EXERCISE DIRECTIONS
Beginning with the first line, set down every line through the one containing "xpos = list(range(len(categories)))", exactly as it appears, but not the pictures.

PROVIDED DATA
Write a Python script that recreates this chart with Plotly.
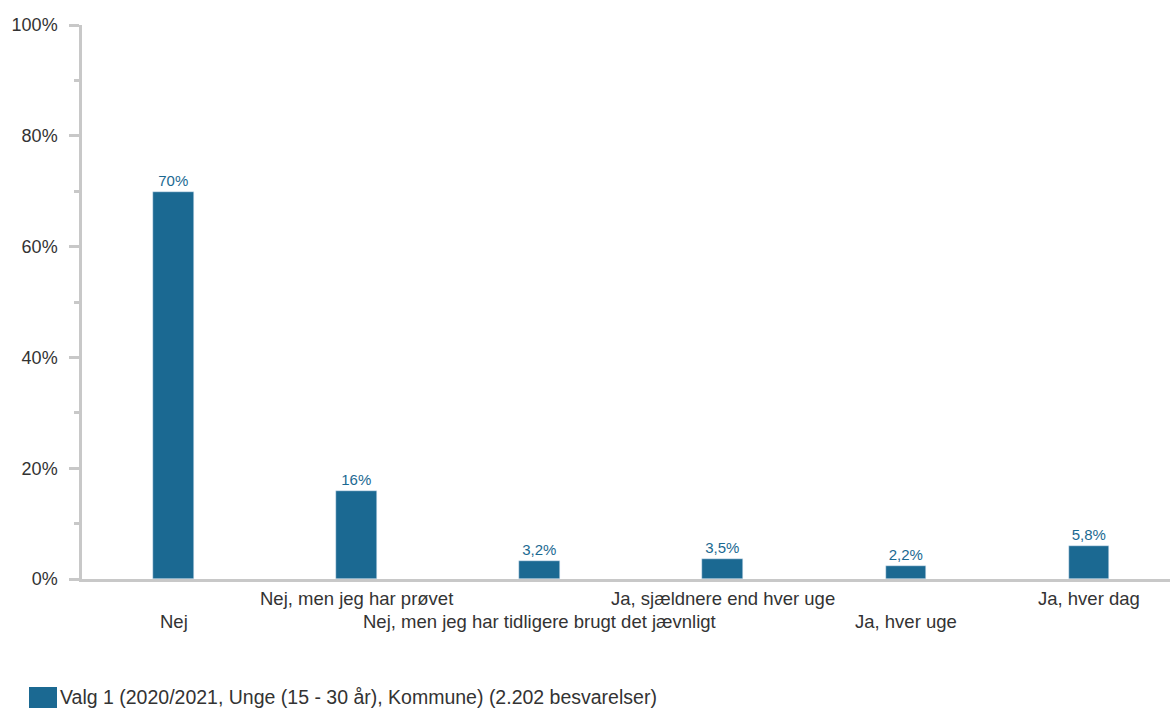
import plotly.graph_objects as go

categories = ["Nej", "Nej, men jeg har prøvet", "Nej, men jeg har tidligere brugt det jævnligt",
              "Ja, sjældnere end hver uge", "Ja, hver uge", "Ja, hver dag"]
values = [69.9, 15.8, 3.3, 3.6, 2.3, 6.0]
value_labels = ["70%", "16%", "3,2%", "3,5%", "2,2%", "5,8%"]
series_name = "Valg 1 (2020/2021, Unge (15 - 30 år), Kommune) (2.202 besvarelser)"
y_ticks = [0, 20, 40, 60, 80, 100]

BAR = "#1b6992"
AXIS = "#c8c8c8"
TXT = "#333333"
FONT = "Liberation Sans, Arial, sans-serif"

W, H = 1170, 708
L, R, T, B = 82, 0, 25, 129
pw = W - L - R
ph = H - T - B

xpos = list(range(len(categories)))

fig = go.Figure()
fig.add_trace(go.Bar(
    x=xpos, y=values, width=0.223, marker_color=BAR, name=series_name,
    text=value_labels, textposition="outside", cliponaxis=False,
    textfont=dict(color=BAR, size=15, family=FONT), showlegend=False,
))

annotations = []
for i, c in enumerate(categories):
    annotations.append(dict(
        x=i, y=0, xref="x", yref="y", text=c, showarrow=False,
        yanchor="middle", xanchor="center", yshift=-19 if i % 2 == 1 else -42,
        font=dict(size=18.5, color=TXT, family=FONT),
    ))

# manual legend
lx0, lx1, ly0, ly1 = 29, 57, 687, 715
annotations.append(dict(
    x=(58 - L) / pw, y=1 - (697 - T) / ph, xref="paper", yref="paper", text=series_name,
    showarrow=False, xanchor="left", yanchor="middle",
    font=dict(size=19.5, color=TXT, family=FONT),
))
shapes = [dict(
    type="rect", xref="paper", yref="paper",
    x0=(lx0 - L) / pw, x1=(lx1 - L) / pw,
    y0=1 - (ly1 - T) / ph, y1=1 - (ly0 - T) / ph,
    fillcolor=BAR, line=dict(width=0),
)]

fig.update_layout(
    width=W, height=H, margin=dict(l=L, r=R, t=T, b=B),
    plot_bgcolor="white", paper_bgcolor="white",
    font=dict(family=FONT, color=TXT, size=16),
    annotations=annotations, shapes=shapes, showlegend=False,
    bargap=0,
)
fig.update_xaxes(
    range=[-0.5, -0.5 + pw / 183.1], showticklabels=False, ticks="",
    showline=True, linecolor=AXIS, linewidth=2.5, showgrid=False, zeroline=False,
    fixedrange=True,
)
fig.update_yaxes(
    range=[0, 100], tickvals=y_ticks, ticktext=[f"{v}%" for v in y_ticks],
    ticks="outside", ticklen=10, tickwidth=2.5, tickcolor=AXIS, ticklabelstandoff=8,
    minor=dict(dtick=10, ticks="outside", ticklen=5, tickwidth=2.5, tickcolor=AXIS),
    showline=True, linecolor=AXIS, linewidth=2.5, showgrid=False, zeroline=False,
    tickfont=dict(size=18, color=TXT, family=FONT), fixedrange=True,
)

fig.write_html("out.html", config={"displayModeBar": False},
               post_script="document.body.style.margin='0';document.body.style.overflow='hidden';")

CORRECT OUTPUT
Write a Python script that recreates this chart with Plotly.
import plotly.graph_objects as go

categories = ["Nej", "Nej, men jeg har prøvet", "Nej, men jeg har tidligere brugt det jævnligt",
              "Ja, sjældnere end hver uge", "Ja, hver uge", "Ja, hver dag"]
values = [69.9, 15.8, 3.3, 3.6, 2.3, 6.0]
value_labels = ["70%", "16%", "3,2%", "3,5%", "2,2%", "5,8%"]
series_name = "Valg 1 (2020/2021, Unge (15 - 30 år), Kommune) (2.202 besvarelser)"
y_ticks = [0, 20, 40, 60, 80, 100]

BAR = "#1b6992"
AXIS = "#c8c8c8"
TXT = "#333333"
FONT = "Liberation Sans, Arial, sans-serif"

W, H = 1170, 708
L, R, T, B = 82, 0, 25, 129
pw = W - L - R
ph = H - T - B

xpos = list(range(len(categories)))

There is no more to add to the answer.